We study the effects of a large-scale, ordered magnetic field in protoplanetary disks on Type I planet migration using a linear perturbation analysis in the ideal-MHD limit. We focus on wind-driving disks, in which a magnetic torque $\propto B_{0z} \partial B_{0\varphi}/\partial z$ (where $B_{0z}$ and $B_{0\varphi}$ are the equilibrium vertical and azimuthal field components) induces vertical angular momentum transport. We derive the governing differential equation for the disk response and identify its resonances and turning points. For a disk containing a slightly subthermal, pure-$B_{0z}$ field, the total 3D torque is close to its value in the 2D limit but remains lower than the hydrodynamic torque. In contrast with the 2D pure-$B_{0\varphi}$ field model considered by Terquem (2003), inward migration is not reduced in this case when the field amplitude decreases with radius. The presence of a subdominant $B_{0\varphi}$ component whose amplitude increases from zero at $z=0$ has little effect on the torque when acting alone, but in conjunction with a $B_{0z}$ component it gives rise to a strong torque that speeds up the inward migration by a factor $\gtrsim 200$. This factor could, however, be reduced in a real disk by dissipation and magnetic diffusivity effects.
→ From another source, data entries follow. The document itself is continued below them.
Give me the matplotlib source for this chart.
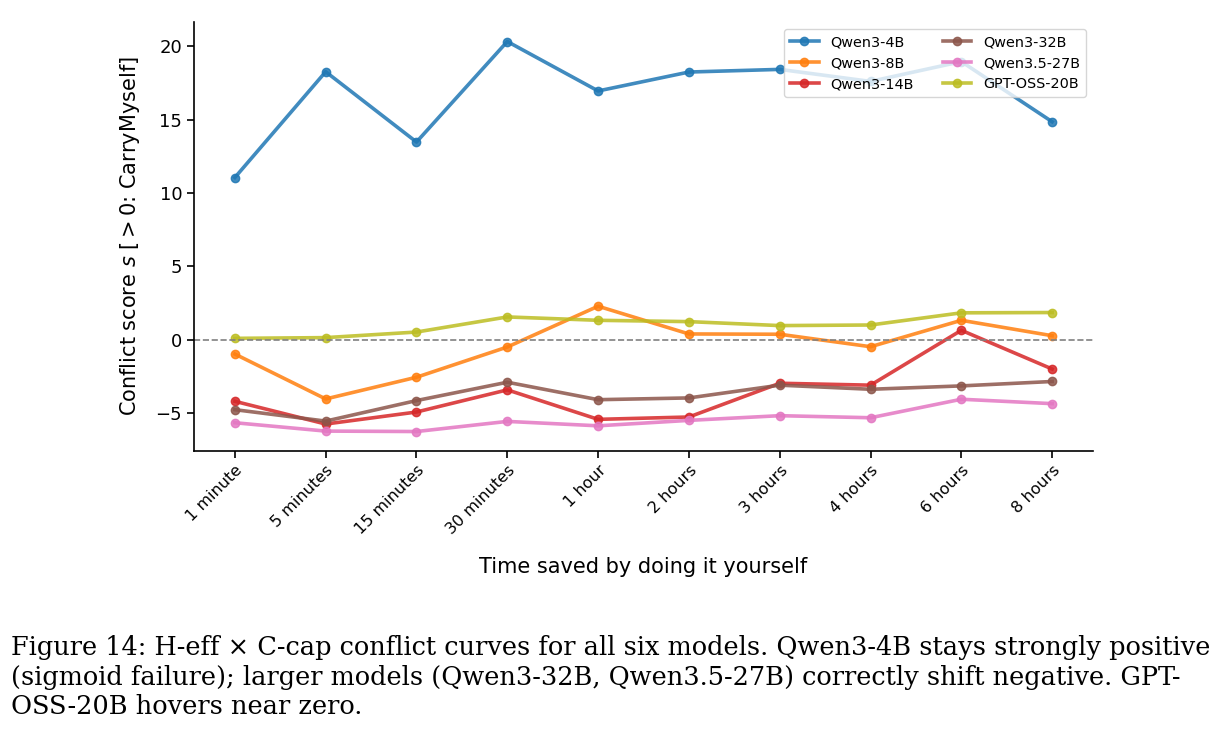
import matplotlib.pyplot as plt
import numpy as np

time_labels = ["1 minute", "5 minutes", "15 minutes", "30 minutes", "1 hour",
               "2 hours", "3 hours", "4 hours", "6 hours", "8 hours"]

qwen3_4b = [11.05, 18.26, 13.47, 20.32, 16.95, 18.24, 18.42, 17.6, 18.95, 14.85]
qwen3_8b = [-0.98, -4.04, -2.56, -0.50, 2.28, 0.39, 0.37, -0.48, 1.32, 0.27]
qwen3_14b = [-4.20, -5.75, -4.93, -3.42, -5.43, -5.27, -2.97, -3.10, 0.64, -2.00]
qwen3_32b = [-4.77, -5.55, -4.15, -2.90, -4.09, -3.97, -3.10, -3.38, -3.15, -2.85]
qwen35_27b = [-5.66, -6.23, -6.26, -5.57, -5.87, -5.50, -5.18, -5.32, -4.06, -4.36]
gpt_oss_20b = [0.09, 0.14, 0.52, 1.55, 1.32, 1.23, 0.96, 1.00, 1.83, 1.85]

series = [
    ("Qwen3-4B", qwen3_4b, "tab:blue"),
    ("Qwen3-8B", qwen3_8b, "tab:orange"),
    ("Qwen3-14B", qwen3_14b, "tab:red"),
    ("Qwen3-32B", qwen3_32b, "tab:brown"),
    ("Qwen3.5-27B", qwen35_27b, "tab:pink"),
    ("GPT-OSS-20B", gpt_oss_20b, "tab:olive"),
]

caption_lines = [
    "Figure 14: H-eff \u00d7 C-cap conflict curves for all six models. Qwen3-4B stays strongly positive",
    "(sigmoid failure); larger models (Qwen3-32B, Qwen3.5-27B) correctly shift negative. GPT-",
    "OSS-20B hovers near zero.",
]

fig = plt.figure(figsize=(12.24, 7.46), dpi=100)
ax = fig.add_axes([0.1585, 0.3954, 0.7345, 0.5751])

x = np.arange(len(time_labels))
for name, vals, color in series:
    ax.plot(x, vals, marker="o", color=color, linewidth=2.6, markersize=6,
            alpha=0.85, label=name)

ax.axhline(0, color="gray", linestyle="--", linewidth=1.2)

ax.set_xticks(x)
ax.set_xticklabels(time_labels, rotation=45, ha="right", fontsize=11.5,
                   rotation_mode="anchor")
ax.tick_params(axis="y", labelsize=13)
ax.tick_params(width=1.2, length=5)
for side in ("left", "bottom"):
    ax.spines[side].set_linewidth(1.2)
ax.set_xlabel("Time saved by doing it yourself", fontsize=15, labelpad=14)
ax.set_ylabel("Conflict score $s$ [$>0$: CarryMyself]", fontsize=15, labelpad=10)
ax.spines["top"].set_visible(False)
ax.spines["right"].set_visible(False)

ax.legend(loc="upper right", ncol=2, fontsize=10.4, framealpha=0.8)

for i, line in enumerate(caption_lines):
    fig.text(0.009, 1 - (655 + i * 29.5) / 746, line, fontsize=18.45,
             family="DejaVu Serif", va="baseline", ha="left")

fig.savefig("out.png", dpi=100)
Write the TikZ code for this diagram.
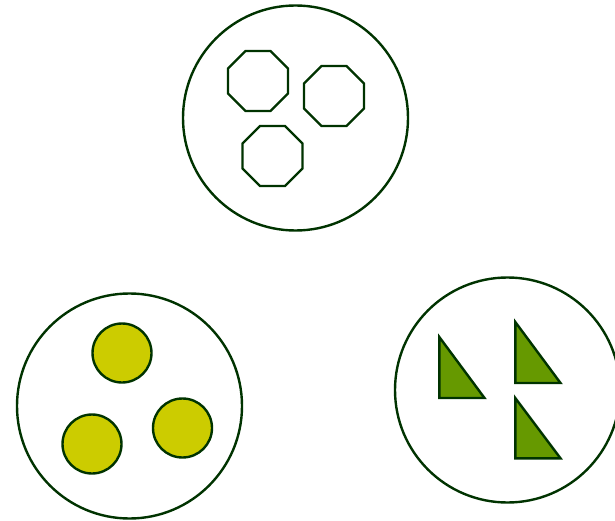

Unlike all previously studied disk migration models, in the $B_{0z}+\partial B_{0\varphi}/\partial z$ case the dominant contributions to the torque add with the same sign from the two sides of the planet. We attribute this behavior to a new mode of interaction wherein a planet moves inward by plugging into the disk's underlying angular momentum transport mechanism.